#alice
#bob
(#alice has met #bob)
(#bob has met #alice)
It works, but is it the most idiomatic way to do a symmetric relation? ($ has met $) is just an example. I ask because I’m still getting my head around the following, and am not sure if I can leverage it here:
Remember that when a predicate is queried, the query is compared to each of the rule heads, in program order, until a match is found. That comparison is in fact carried out by attempting to unify each parameter of the query with the corresponding parameter of the rule head.
This has a very interesting and useful consequence, which is that parameters can be used interchangeably as inputs or outputs
($X knows $Y)
*($X has met $Y) (or) *($Y has met $X)
Is it safe to multiquery in a disjunction like this, when you want to find every possible match for the first branch of the (or) before going on to the next?
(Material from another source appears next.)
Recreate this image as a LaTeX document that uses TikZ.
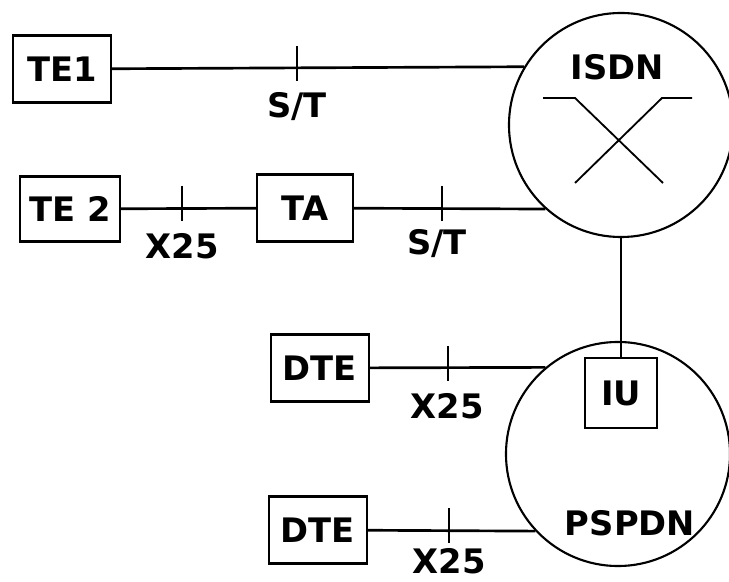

Sorry for the clunky wording, I’m still talking about symmetry really.
Case
Alice has met Bob, Bob has met Charlie and Delta.
Without those multiqueries in ($X knows $Y), a query to *(#bob knows $) only gets me #charlie and #alice.
If I’m following the manual and the trace properly, this happens because the success of (#bob has met #charlie) causes the first branch of the (or) to succeed. Delta misses out, even if (#bob has met #delta) is declared.
The solution with the two multiqueries does seem to do what I want, but I don’t grasp this well enough yet to know if it’ll screw things up in a program more complex than checking who knows whom.
I believe this is correct. Wrapping the multiquery in (exhaust) will make it backtrack over all choice points, even after one of the inner queries fully succeeds.
The key to both multiqueries and (or) is choice points: forks in the path of execution, where Dialog will try one option after another. Whenever a query fails, it backs up to the last choice point and tries again.
Multiqueries and (or) both create choice points. So the result here is that it’ll first explore all options for ($X has met $Y) and see if any of them makes the outer query succeed. If none of them does, it’ll back up to the (or) choice point and take the other branch, then explore all options for ($Y has met $X) and see if any of them makes the outer query succeed. If not, it fails.
And if the outer query is a multiquery, it’ll keep trying all of these until it’s satisfied.
Got it! Thanks for the confirmation and the explanation. Thanks also to Linus Åkesson and anyone else involved in giving Dialog such good debugging tools. They’re simple but powerful just like the language, and (trace on) is hugely helpful for visualizing what’s going on, even when you’re just starting out.
The manual covers this already, but I would like to emphasize it here because it is crucial to understand multiqueries and choice points.
All queries create choice points, simple and multi both. The only difference is that the choice points created by simple ones get destroyed(popped off the stack) when they return success and the ones associated to multi queries survive on the CP stack even when they return success. That is what allows the ability to backtrack (in cases with success) with multiqueries and prevents it with simple queries. Both kinds of queries keep their CP on the stack on fail, except the last fail.